Monday, May 27, 2013

Building Practical and Analytical Skills

Analytical skills are critical in today’s world, specially in areas like finance and accounting.  Trading simulations can be very effective in building these skills for a large base of students.  They have the inherent motivational advantage of being competitive, and the simulations can show students how analysis gives you an advantage and also what trading means in today's markets. 
 
Both our trading systems accomplish this goal:
  • Interactive trading simulations with price discovery
    • In this trading simulation, students trade securities with the each other; they experience market impact, liquidity, real-time reactions to the strategies of others, and so on.  But they can also prepare strategies to help them, as summarized in the following PDF file: Student Case Preparation Manual
      • The manual shows students how to model securities,value them in Excel, and use them to guide trading decisions.  They can use Excel formulas as well as VBA macros.  They can even develop automated trading algorithms and see how they algorithm competes against others.
    • Beyond that, they can build automated trading strategies in Excel and see how their strategy performs against others. 
  • Virtual trading simulations of real world securities
    • Here, students trade “against the tape,” i.e. they trade securities at prices that come from real world exchanges, but these are paper trades so they have no market impact.  Our approach is summarized in these projects.
    • The projects take them from simple calculations (e.g. how to calculate performance measures) to intermediate calculations (how to use Solver in Excel to create a diversified portfolio) to this comprehensive value investing project that combines stock selection strategies with financial statement analysis, and valuation.
    • With derivatives, the analytics come into their own.  I particularly like this option hedging project, where you have to hedge the risk of a broad equity portfolio using only index options and futures (since you want to hedge the portfolio, not individual securities).  The technique they use (described in the project) is to use beta-weighted delta’s to manage risk. 
      • This is one place where FTS shines.  Without the real time analytics, managing portfolio risk becomes a very difficult task.  Imagine calculating all the implied volatilities, the option hedge parameters, and the basis risk manually in Excel every few seconds!
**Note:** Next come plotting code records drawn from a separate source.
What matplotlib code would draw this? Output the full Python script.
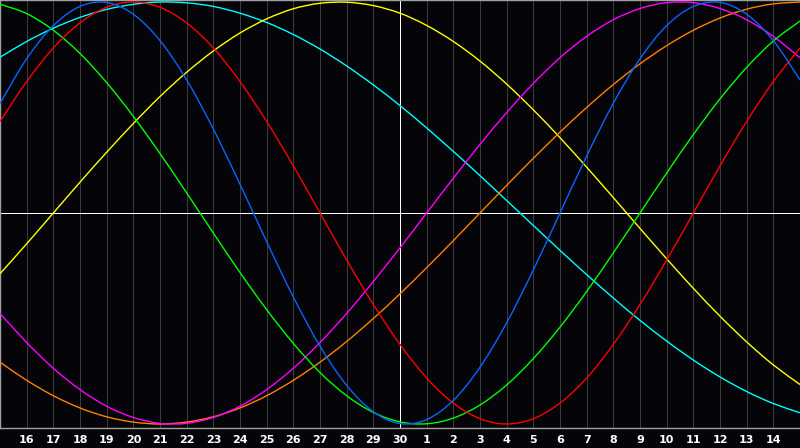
import numpy as np
import matplotlib
matplotlib.use('Agg')
import matplotlib.pyplot as plt
from matplotlib.path import Path
from matplotlib.patches import PathPatch

# dias do eixo X (15 de um mes ate 15 do seguinte, hoje = 30)
dias = [15, 16, 17, 18, 19, 20, 21, 22, 23, 24, 25, 26, 27, 28, 29, 30,
        1, 2, 3, 4, 5, 6, 7, 8, 9, 10, 11, 12, 13, 14, 15]
hoje = 15  # indice do dia 30

# valores diarios de cada ciclo (em %)
fisico_23 = [52.0, 73.1, 88.8, 97.9, 99.8, 94.2, 81.7, 63.1, 39.8, 13.6, -13.6,
             -39.8, -63.1, -81.7, -94.2, -99.8, -97.9, -88.8, -73.1, -52.0, -27.0,
             0, 27.0, 52.0, 73.1, 88.8, 97.9, 99.8, 94.2, 81.7, 63.1]
emocional_28 = [43.4, 62.3, 78.2, 90.1, 97.5, 100, 97.5, 90.1, 78.2, 62.3, 43.4,
                22.3, 0, -22.3, -43.4, -62.3, -78.2, -90.1, -97.5, -100, -97.5,
                -90.1, -78.2, -62.3, -43.4, -22.3, 0, 22.3, 43.4, 62.3, 78.2]
intelectual_33 = [99.0, 94.5, 86.6, 75.6, 61.8, 45.8, 28.2, 9.5, -9.5, -28.2, -45.8,
                  -61.8, -75.6, -86.6, -94.5, -99.0, -99.9, -97.2, -91.0, -81.5, -69.0,
                  -54.1, -37.2, -18.9, 0, 18.9, 37.2, 54.1, 69.0, 81.5, 91.0]
intuitivo_38 = [-47.6, -61.4, -73.6, -83.7, -91.6, -96.9, -99.7, -99.7, -96.9, -91.6, -83.7,
                -73.6, -61.4, -47.6, -32.5, -16.5, 0, 16.5, 32.5, 47.6, 61.4,
                73.6, 83.7, 91.6, 96.9, 99.7, 99.7, 96.9, 91.6, 83.7, 73.6]
estetico_43 = [-28.8, -14.6, 0, 14.6, 28.8, 42.4, 55.2, 66.7, 76.8, 85.3, 92.0,
               96.8, 99.4, 99.9, 98.3, 94.7, 88.9, 81.3, 72.0, 61.1, 48.9,
               35.7, 21.7, 7.3, -7.3, -21.7, -35.7, -48.9, -61.1, -72.0, -81.3]
consciencia_48 = [-70.7, -79.3, -86.6, -92.4, -96.6, -99.1, -100, -99.1, -96.6, -92.4, -86.6,
                  -79.3, -70.7, -60.9, -50.0, -38.3, -25.9, -13.1, 0, 13.1, 25.9,
                  38.3, 50.0, 60.9, 70.7, 79.3, 86.6, 92.4, 96.6, 99.1, 100]
espiritual_53 = [73.8, 81.3, 87.6, 92.7, 96.5, 98.9, 100.0, 99.6, 97.9, 94.7, 90.3,
                 84.6, 77.7, 69.7, 60.7, 50.9, 40.3, 29.2, 17.7, 5.9, -5.9,
                 -17.7, -29.2, -40.3, -50.9, -60.7, -69.7, -77.7, -84.6, -90.3, -94.7]

ciclos = [espiritual_53, estetico_43, consciencia_48, intuitivo_38,
          intelectual_33, emocional_28, fisico_23]
cores = ['#00ffff', '#ffff00', '#ff8000', '#ff00ff', '#00ff00', '#ff0000', '#0a64ff']

PX = 0.72  # 1 pixel em pontos (dpi 100)


def curva_suave(xs, ys):
    '''linha suave (estilo spline) passando pelos pontos diarios'''
    pts = np.column_stack([xs, ys]).astype(float)
    # nas pontas estende pela mesma inclinacao
    ext = np.vstack([2 * pts[0] - pts[1], pts, 2 * pts[-1] - pts[-2]])
    verts = [pts[0]]
    codes = [Path.MOVETO]
    for i in range(len(pts) - 1):
        p0, p1, p2, p3 = ext[i], ext[i + 1], ext[i + 2], ext[i + 3]
        verts += [p1 + (p2 - p0) / 6, p2 - (p3 - p1) / 6, p2]
        codes += [Path.CURVE4] * 3
    return Path(verts, codes)


fig = plt.figure(figsize=(8, 4.48), dpi=100)
fig.patch.set_facecolor('#050408')
ax = fig.add_axes([0, 20 / 448, 1, 428 / 448])
ax.set_facecolor('#050408')

x = np.arange(len(dias))
# linhas verticais de cada dia
for i in range(1, len(dias) - 1):
    ax.axvline(i, color='#3c3c3c', lw=PX, zorder=1, antialiased=False)
ax.axvline(hoje, color='white', lw=PX, zorder=2, antialiased=False)
ax.axhline(0, color='white', lw=PX, zorder=2, antialiased=False)

for valores, cor in zip(ciclos, cores):
    ax.add_patch(PathPatch(curva_suave(x, valores), facecolor='none',
                           edgecolor=cor, lw=1.0, zorder=3))

ax.set_xlim(0, len(dias) - 1)
ax.set_ylim(-101.9, 100.95)
ax.set_yticks([])
ax.set_xticks(x[1:-1])
ax.set_xticklabels([str(d) for d in dias[1:-1]], color='white',
                   fontsize=8, fontweight='bold')
ax.tick_params(axis='x', length=0, pad=5)
for lado in ['left', 'top', 'bottom']:
    ax.spines[lado].set_color('#a0a0a0')
    ax.spines[lado].set_linewidth(1)
ax.spines['right'].set_visible(False)

fig.savefig('out.png', dpi=100, facecolor=fig.get_facecolor())
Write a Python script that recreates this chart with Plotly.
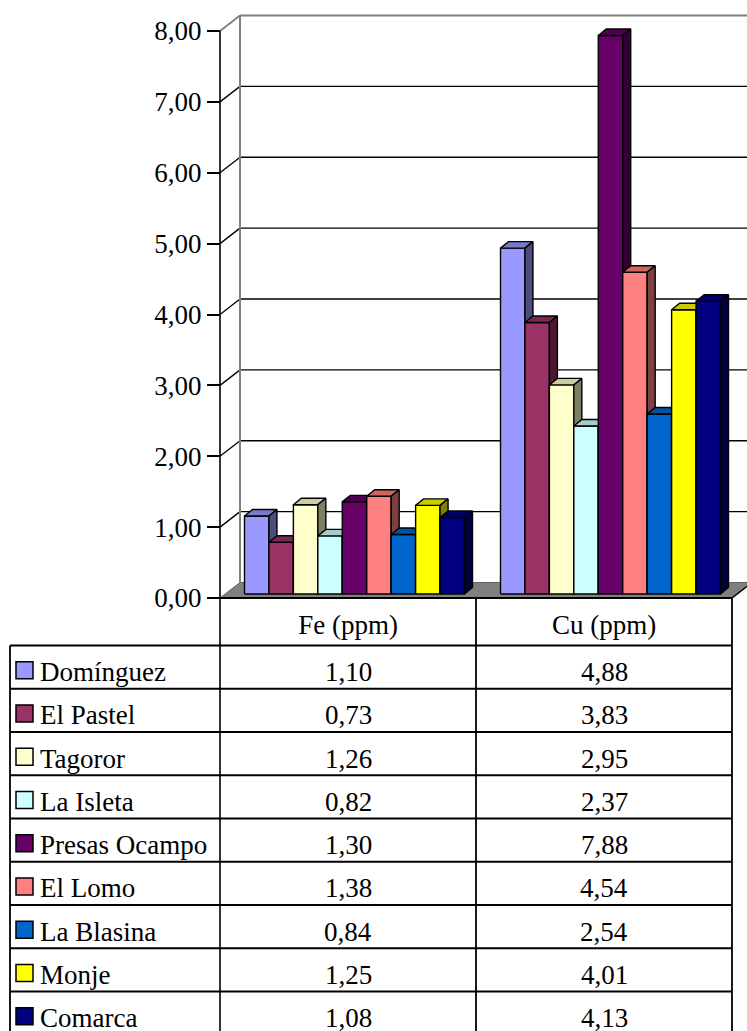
import plotly.graph_objects as go

# ---------------- data ----------------
sites = ["Domínguez", "El Pastel", "Tagoror", "La Isleta", "Presas Ocampo",
         "El Lomo", "La Blasina", "Monje", "Comarca"]
categories = ["Fe (ppm)", "Cu (ppm)"]
fe_values = [1.10, 0.73, 1.26, 0.82, 1.30, 1.38, 0.84, 1.25, 1.08]
cu_values = [4.88, 3.83, 2.95, 2.37, 7.88, 4.54, 2.54, 4.01, 4.13]
y_ticks = [0, 1, 2, 3, 4, 5, 6, 7, 8]

front_colors = ["#9999FF", "#993366", "#FFFFCC", "#CCFFFF", "#660066",
                "#FF8080", "#0066CC", "#FFFF00", "#000080"]

# ---------------- geometry (pixel mapping) ----------------
W, H = 747, 1031
PXX = 256.0          # px per category unit
PXY = 567.0 / 8      # px per value unit
X0PX, Y0PX = 220, 598


def X(px):
    return (px - X0PX) / PXX - 0.5


def Y(py):
    return (Y0PX - py) / PXY


def px_(px):
    return px / W


def py_(py):
    return 1 - py / H


def shade(hexc, f):
    h = hexc.lstrip("#")
    r, g, b = (int(h[i:i + 2], 16) for i in (0, 2, 4))
    return "rgb(%d,%d,%d)" % (r * f, g * f, b * f)


WALL_DX = 20 / PXX
WALL_DY = 15.5 / PXY
BAR_BASE = 4 / PXY
BAR_DX = 8 / PXX
BAR_DY = 6.5 / PXY
GROUP_LEFT = -103.5 / PXX
BAR_W = 220.0 / 9 / PXX

fig = go.Figure()

series_vals = [fe_values, cu_values]
for i, name in enumerate(sites):
    fx, fy, tx, ty, sx, sy = [], [], [], [], [], []
    for c in range(len(categories)):
        v = series_vals[c][i]
        L = c + GROUP_LEFT + i * BAR_W
        R = L + BAR_W
        b = BAR_BASE
        t = b + v
        fx += [L, R, R, L, L, None]
        fy += [b, b, t, t, b, None]
        tx += [L, R, R + BAR_DX, L + BAR_DX, L, None]
        ty += [t, t, t + BAR_DY, t + BAR_DY, t, None]
        sx += [R, R + BAR_DX, R + BAR_DX, R, R, None]
        sy += [b, b + BAR_DY, t + BAR_DY, t, b, None]
    for xs, ys, col in ((fx, fy, front_colors[i]),
                        (tx, ty, shade(front_colors[i], 0.8)),
                        (sx, sy, shade(front_colors[i], 0.5))):
        fig.add_trace(go.Scatter(x=xs, y=ys, mode="lines", fill="toself",
                                 fillcolor=col, name=name,
                                 line=dict(color="black", width=1.4),
                                 hoverinfo="skip", showlegend=False))

shapes = []
# floor
shapes.append(dict(type="path", xref="x", yref="y", layer="below",
                   path="M %f %f L %f %f L %f %f L %f %f Z" % (
                       X(220), 0, X(732), 0, X(732) + WALL_DX, WALL_DY,
                       X(220) + WALL_DX, WALL_DY),
                   fillcolor="#808080", line=dict(color="#606060", width=1)))
shapes.append(dict(type="line", xref="x", yref="y", layer="below",
                   x0=X(732), y0=0, x1=X(732) + WALL_DX, y1=WALL_DY,
                   line=dict(color="black", width=1.5)))
# back wall grid and side-wall diagonals
for v in y_ticks[1:]:
    col = "#808080" if v == y_ticks[-1] else "black"
    wid = 2 if v == y_ticks[-1] else 1.3
    shapes.append(dict(type="line", xref="x", yref="y", layer="below",
                       x0=X(220) + WALL_DX, y0=v + WALL_DY, x1=X(760), y1=v + WALL_DY,
                       line=dict(color=col, width=wid)))
    shapes.append(dict(type="line", xref="x", yref="y", layer="below",
                       x0=X(220), y0=v, x1=X(220) + WALL_DX, y1=v + WALL_DY,
                       line=dict(color=col, width=wid)))
# back wall left edge
shapes.append(dict(type="line", xref="x", yref="y", layer="below",
                   x0=X(220) + WALL_DX, y0=WALL_DY, x1=X(220) + WALL_DX,
                   y1=y_ticks[-1] + WALL_DY, line=dict(color="#808080", width=2)))
# front value axis + table column line
shapes.append(dict(type="line", xref="x", yref="y", layer="above",
                   x0=X(220), y0=y_ticks[-1], x1=X(220), y1=Y(H + 5),
                   line=dict(color="black", width=1.6)))

# ---------------- data table ----------------
HDR_BOT = 645.5
ROW_H = 43.25
TL = 1.8
shapes.append(dict(type="line", xref="paper", yref="paper", layer="above",
                   x0=px_(220), y0=py_(598), x1=px_(732), y1=py_(598),
                   line=dict(color="black", width=TL)))
for k in range(len(sites)):
    yy = HDR_BOT + k * ROW_H
    shapes.append(dict(type="line", xref="paper", yref="paper", layer="above",
                       x0=px_(10), y0=py_(yy), x1=px_(732), y1=py_(yy),
                       line=dict(color="black", width=TL)))
for xx, ytop in ((10, HDR_BOT), (476, 598), (732, 598)):
    shapes.append(dict(type="line", xref="paper", yref="paper", layer="above",
                       x0=px_(xx), y0=py_(ytop), x1=px_(xx), y1=py_(H + 5),
                       line=dict(color="black", width=TL)))

FONT = dict(family="Liberation Serif, Times New Roman, serif", size=27, color="black")
annotations = []
col_centers = [348, 604]
for k, name in enumerate(sites):
    yc = HDR_BOT + k * ROW_H + ROW_H / 2 + 3
    shapes.append(dict(type="rect", xref="paper", yref="paper", layer="above",
                       x0=px_(16), y0=py_(yc - 8.5), x1=px_(33), y1=py_(yc + 8.5),
                       fillcolor=front_colors[k], line=dict(color="black", width=1.5)))
    annotations.append(dict(xref="paper", yref="paper", x=px_(38), y=py_(yc + 2),
                            text=name, showarrow=False, xanchor="left",
                            yanchor="middle", font=FONT))
    for c in range(len(categories)):
        txt = ("%.2f" % series_vals[c][k]).replace(".", ",")
        annotations.append(dict(xref="paper", yref="paper", x=px_(col_centers[c]),
                                y=py_(yc + 2), text=txt, showarrow=False,
                                xanchor="center", yanchor="middle", font=FONT))

fig.update_layout(
    width=W, height=H,
    margin=dict(l=0, r=0, t=0, b=0),
    paper_bgcolor="white", plot_bgcolor="white",
    separators=",.",
    font=FONT,
    showlegend=False,
    shapes=shapes,
    annotations=annotations,
    xaxis=dict(domain=[0, 1], range=[X(0), X(W)], anchor="free",
               position=1 - Y0PX / H, tickvals=[0, 1], ticktext=categories,
               ticks="", showline=False, showgrid=False, zeroline=False,
               ticklabelstandoff=8,
               tickfont=FONT, fixedrange=True),
    yaxis=dict(domain=[0, 1], range=[Y(H), Y(0)], anchor="free",
               position=X0PX / W, tickvals=y_ticks, tickformat=".2f",
               ticks="outside", ticklen=13, tickwidth=1.6, tickcolor="black",
               showline=False, showgrid=False, zeroline=False,
               tickfont=FONT, fixedrange=True),
)

fig.write_html("out.html", config={"displayModeBar": False},
               post_script="document.body.style.margin='0';document.body.style.overflow='hidden';")
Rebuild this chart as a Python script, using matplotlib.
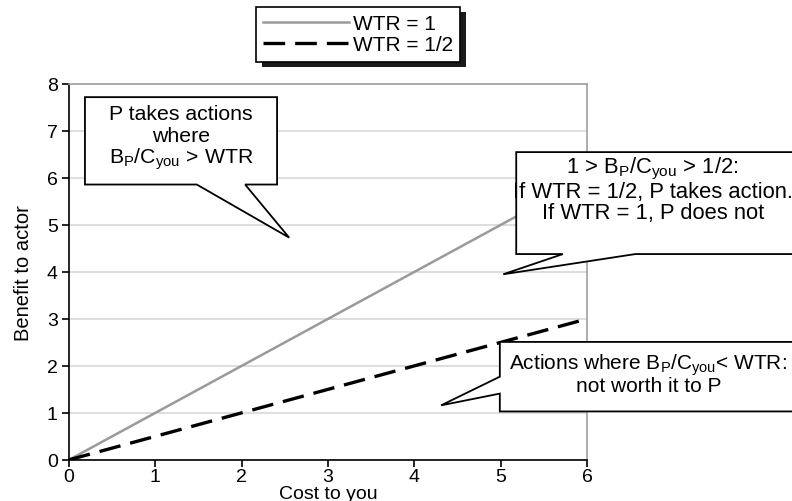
import numpy as np
import matplotlib
matplotlib.use('Agg')
import matplotlib.pyplot as plt
from matplotlib.patches import Polygon, Rectangle

plt.rcParams['font.family'] = ['Liberation Sans', 'DejaVu Sans']
plt.rcParams['mathtext.fontset'] = 'custom'
plt.rcParams['mathtext.rm'] = 'Liberation Sans'
plt.rcParams['mathtext.it'] = 'Liberation Sans:italic'

# Data
cost = [0, 1, 2, 3, 4, 5, 6]
benefit_wtr1 = [0, 1, 2, 3, 4, 5, 6]
benefit_wtr_half = [0, 0.5, 1, 1.5, 2, 2.5, 3]
labels = ['WTR = 1', 'WTR = 1/2']

FS = 15


def callout(ax, pts, lines, cx, ys, fs=FS):
    """Draw a speech-bubble style box (polygon in data coords) with centred text"""
    poly = Polygon(pts, closed=True, facecolor='white', edgecolor='k',
                   linewidth=1.3, zorder=5, clip_on=False, joinstyle='miter')
    ax.add_patch(poly)
    for txt, y in zip(lines, ys):
        ax.text(cx, y, txt, ha='center', va='center', fontsize=fs, zorder=6,
                clip_on=False)


fig = plt.figure(figsize=(7.92, 5.02), dpi=100)
ax = fig.add_axes([0.0871, 0.082, 0.6541, 0.7487])

ax.plot(cost, benefit_wtr1, color='#9a9a9a', linewidth=1.8, label=labels[0],
        zorder=3)
ax.plot(cost, benefit_wtr_half, color='k', linewidth=2.4, dashes=(6.5, 3),
        label=labels[1], zorder=3)

ax.set_xlim(0, 6)
ax.set_ylim(0, 8)
ax.set_xticks(range(0, 7))
ax.set_yticks(range(0, 9))
ax.yaxis.grid(True, color='#d8d8d8', linewidth=1.2)
ax.set_axisbelow(True)
for s in ['top', 'right']:
    ax.spines[s].set_color('#a0a0a0')
    ax.spines[s].set_linewidth(1.2)
for s in ['left', 'bottom']:
    ax.spines[s].set_color('k')
    ax.spines[s].set_linewidth(1.2)
ax.tick_params(direction='out', length=5, width=1.2, labelsize=FS - 1)
ax.tick_params(axis='x', pad=1)
ax.tick_params(axis='y', pad=3)
ax.set_xlabel('Cost to you', fontsize=FS - 1, labelpad=0)
ax.set_ylabel('Benefit to actor', fontsize=FS - 0.5, labelpad=10)

leg = fig.legend(loc='upper center', bbox_to_anchor=(0.452, 0.985),
                 frameon=True, fancybox=False, framealpha=1, fontsize=FS,
                 handlelength=4.1, handletextpad=0.2, labelspacing=0.12,
                 borderpad=0.35, borderaxespad=0)
leg.get_frame().set_edgecolor('k')
leg.get_frame().set_linewidth(1.2)

# solid black drop shadow behind the legend box
fig.canvas.draw()
bb = leg.get_window_extent().transformed(fig.transFigure.inverted())
dx, dy = 6 / 792, 5 / 502
fig.add_artist(Rectangle((bb.x0 + dx, bb.y0 - dy), bb.width, bb.height,
                         transform=fig.transFigure, facecolor='#1a1a1a',
                         edgecolor='none', zorder=leg.get_zorder() - 0.1))

# Callout 1: upper left
callout(ax, [(0.185, 7.72), (2.41, 7.72), (2.41, 5.86), (2.04, 5.86),
             (2.55, 4.73), (1.48, 5.86), (0.185, 5.86)],
        ['P takes actions', 'where',
         r'B$_\mathrm{P}$/C$_\mathrm{you}$ > WTR'],
        1.30, [7.37, 6.90, 6.42], fs=FS + 0.3)

# Callout 2: right, between the lines
callout(ax, [(5.18, 6.55), (8.6, 6.55), (8.6, 4.38), (6.56, 4.38),
             (5.03, 3.95), (5.72, 4.38), (5.18, 4.38)],
        [r'1 > B$_\mathrm{P}$/C$_\mathrm{you}$ > 1/2:',
         'If WTR = 1/2, P takes action.', 'If WTR = 1, P does not'],
        6.76, [6.22, 5.72, 5.26], fs=FS + 0.8)

# Callout 3: lower right
callout(ax, [(4.99, 2.51), (8.6, 2.51), (8.6, 1.03), (4.99, 1.03),
             (4.99, 1.41), (4.31, 1.16), (4.99, 1.77)],
        [r'Actions where B$_\mathrm{P}$/C$_\mathrm{you}$< WTR:',
         'not worth it to P'],
        6.71, [2.04, 1.58])

fig.savefig('out.png', dpi=100)
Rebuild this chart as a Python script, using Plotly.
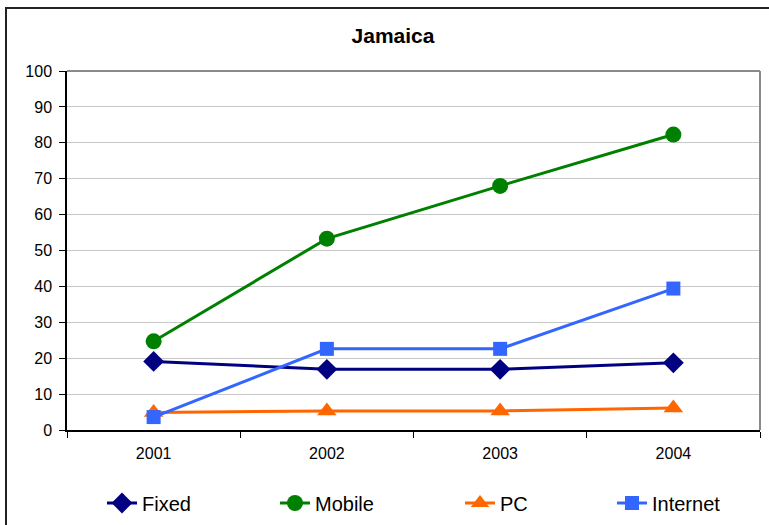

    • The algorithmic trading capability here is also very powerful.  It lets students develop real-time trading algorithms.  This lets them implement strategies that are close to impossible otherwise, such as optimal trade execution, basket or portfolio trades, and any type of dynamic trading exercise that requires continuous monitoring of markets.
      •  This is where FTS differs from other simulations.  Some offer more stocks that can be traded, but without tools that let you develop trading strategies, you are left with what you could do in the 1990's. 
    • Our instructor support and student feedback is second to none
      • Instructors have complete access to the entire history and performance of every student at any time
      • Student reports include detailed profit and loss reports on every trade as well as the usual measures of portfolio performance
Students can use tools such as our financial statement analysis module to build analytical depth,   One feature of this module is that it lets students work from first principles: they learn to be a true analyst, not just a consumer of other peoples research, by working with raw company filings and learning how to analyze and compare companies.  The software makes it easy to study several companies.  One really useful feature is that you can compare your calculations from those of financial data providers; this teaches you what assumptions they make, how they aggregate fields, and what they miss.